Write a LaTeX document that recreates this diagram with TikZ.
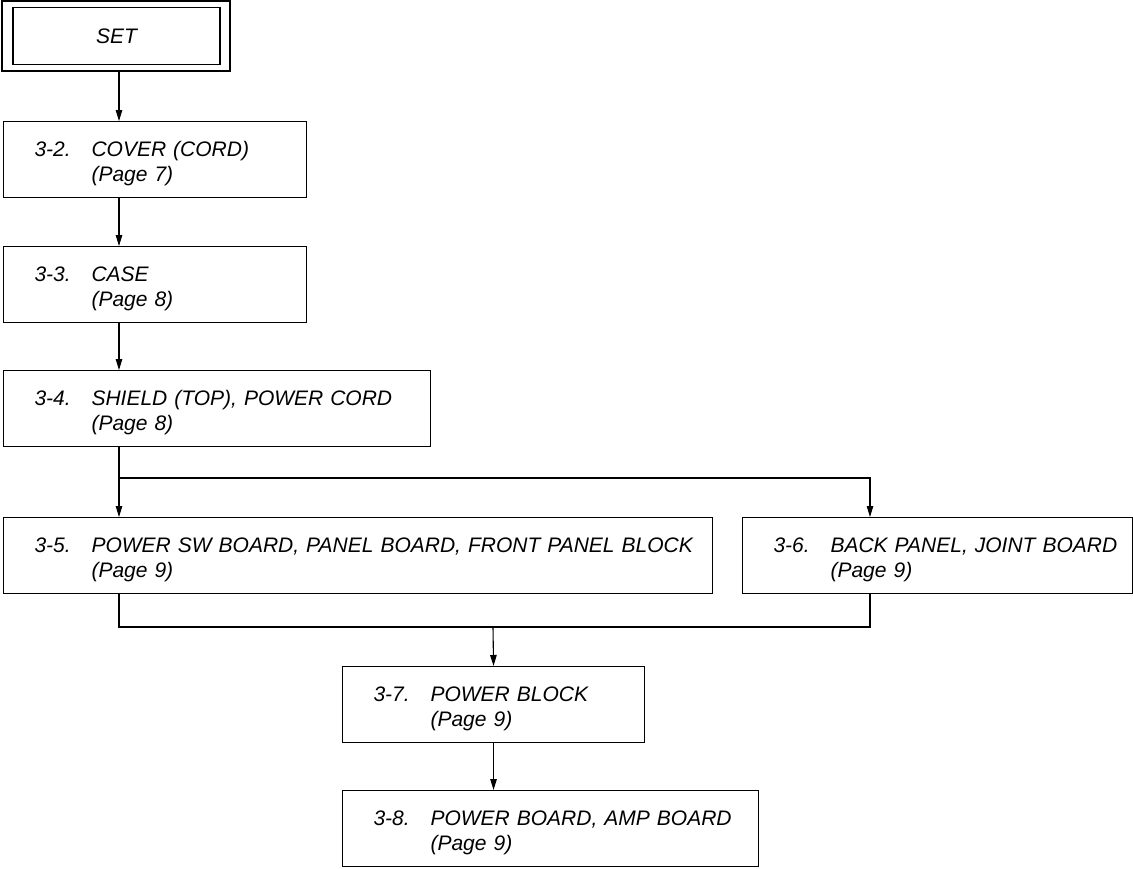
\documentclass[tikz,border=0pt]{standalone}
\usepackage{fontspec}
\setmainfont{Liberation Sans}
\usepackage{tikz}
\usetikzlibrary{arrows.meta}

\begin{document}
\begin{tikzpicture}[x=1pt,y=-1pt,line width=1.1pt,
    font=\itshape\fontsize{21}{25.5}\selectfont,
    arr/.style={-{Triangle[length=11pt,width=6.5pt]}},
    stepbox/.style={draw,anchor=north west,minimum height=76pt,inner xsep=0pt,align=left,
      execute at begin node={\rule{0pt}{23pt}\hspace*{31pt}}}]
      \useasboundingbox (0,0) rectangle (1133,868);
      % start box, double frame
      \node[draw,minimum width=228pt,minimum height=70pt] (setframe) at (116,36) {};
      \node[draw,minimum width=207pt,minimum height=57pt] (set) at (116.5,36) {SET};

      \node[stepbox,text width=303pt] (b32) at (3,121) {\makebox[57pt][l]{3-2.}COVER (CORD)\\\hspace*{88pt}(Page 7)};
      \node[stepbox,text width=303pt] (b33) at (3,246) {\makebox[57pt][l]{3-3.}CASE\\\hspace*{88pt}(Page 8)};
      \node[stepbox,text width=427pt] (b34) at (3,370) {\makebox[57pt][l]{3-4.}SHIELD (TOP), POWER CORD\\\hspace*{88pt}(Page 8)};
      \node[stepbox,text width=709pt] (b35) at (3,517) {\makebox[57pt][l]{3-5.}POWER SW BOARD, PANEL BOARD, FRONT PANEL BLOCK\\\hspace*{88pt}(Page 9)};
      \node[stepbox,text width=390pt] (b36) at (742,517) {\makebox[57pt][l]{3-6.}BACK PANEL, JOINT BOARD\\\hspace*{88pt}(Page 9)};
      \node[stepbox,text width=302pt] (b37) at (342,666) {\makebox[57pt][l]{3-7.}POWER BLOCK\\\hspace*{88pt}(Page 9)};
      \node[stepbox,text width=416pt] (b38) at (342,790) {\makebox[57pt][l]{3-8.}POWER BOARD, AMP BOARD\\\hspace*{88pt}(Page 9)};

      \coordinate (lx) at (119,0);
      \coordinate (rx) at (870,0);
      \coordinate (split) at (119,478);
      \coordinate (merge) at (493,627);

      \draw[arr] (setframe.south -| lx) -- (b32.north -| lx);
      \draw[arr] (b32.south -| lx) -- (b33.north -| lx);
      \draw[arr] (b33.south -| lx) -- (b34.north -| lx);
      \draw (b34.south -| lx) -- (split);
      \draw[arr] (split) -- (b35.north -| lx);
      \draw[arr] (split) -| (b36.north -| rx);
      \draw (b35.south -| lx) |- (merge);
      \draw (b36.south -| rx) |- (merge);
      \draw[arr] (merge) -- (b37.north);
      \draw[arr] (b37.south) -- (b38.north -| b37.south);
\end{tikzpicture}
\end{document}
....
### [Goal]
Return the material word for word. Pictures are not part of the copy.

### [Output below]
Write a LaTeX document that recreates this diagram with TikZ.
\documentclass[tikz,border=0pt]{standalone}
\usepackage{fontspec}
\setmainfont{Liberation Sans}
\usepackage{tikz}
\usetikzlibrary{arrows.meta}

\begin{document}
\begin{tikzpicture}[x=1pt,y=-1pt,line width=1.1pt,
    font=\itshape\fontsize{21}{25.5}\selectfont,
    arr/.style={-{Triangle[length=11pt,width=6.5pt]}},
    stepbox/.style={draw,anchor=north west,minimum height=76pt,inner xsep=0pt,align=left,
      execute at begin node={\rule{0pt}{23pt}\hspace*{31pt}}}]
      \useasboundingbox (0,0) rectangle (1133,868);
      % start box, double frame
      \node[draw,minimum width=228pt,minimum height=70pt] (setframe) at (116,36) {};
      \node[draw,minimum width=207pt,minimum height=57pt] (set) at (116.5,36) {SET};

      \node[stepbox,text width=303pt] (b32) at (3,121) {\makebox[57pt][l]{3-2.}COVER (CORD)\\\hspace*{88pt}(Page 7)};
      \node[stepbox,text width=303pt] (b33) at (3,246) {\makebox[57pt][l]{3-3.}CASE\\\hspace*{88pt}(Page 8)};
      \node[stepbox,text width=427pt] (b34) at (3,370) {\makebox[57pt][l]{3-4.}SHIELD (TOP), POWER CORD\\\hspace*{88pt}(Page 8)};
      \node[stepbox,text width=709pt] (b35) at (3,517) {\makebox[57pt][l]{3-5.}POWER SW BOARD, PANEL BOARD, FRONT PANEL BLOCK\\\hspace*{88pt}(Page 9)};
      \node[stepbox,text width=390pt] (b36) at (742,517) {\makebox[57pt][l]{3-6.}BACK PANEL, JOINT BOARD\\\hspace*{88pt}(Page 9)};
      \node[stepbox,text width=302pt] (b37) at (342,666) {\makebox[57pt][l]{3-7.}POWER BLOCK\\\hspace*{88pt}(Page 9)};
      \node[stepbox,text width=416pt] (b38) at (342,790) {\makebox[57pt][l]{3-8.}POWER BOARD, AMP BOARD\\\hspace*{88pt}(Page 9)};

      \coordinate (lx) at (119,0);
      \coordinate (rx) at (870,0);
      \coordinate (split) at (119,478);
      \coordinate (merge) at (493,627);

      \draw[arr] (setframe.south -| lx) -- (b32.north -| lx);
      \draw[arr] (b32.south -| lx) -- (b33.north -| lx);
      \draw[arr] (b33.south -| lx) -- (b34.north -| lx);
      \draw (b34.south -| lx) -- (split);
      \draw[arr] (split) -- (b35.north -| lx);
      \draw[arr] (split) -| (b36.north -| rx);
      \draw (b35.south -| lx) |- (merge);
      \draw (b36.south -| rx) |- (merge);
      \draw[arr] (merge) -- (b37.north);
      \draw[arr] (b37.south) -- (b38.north -| b37.south);
\end{tikzpicture}
\end{document}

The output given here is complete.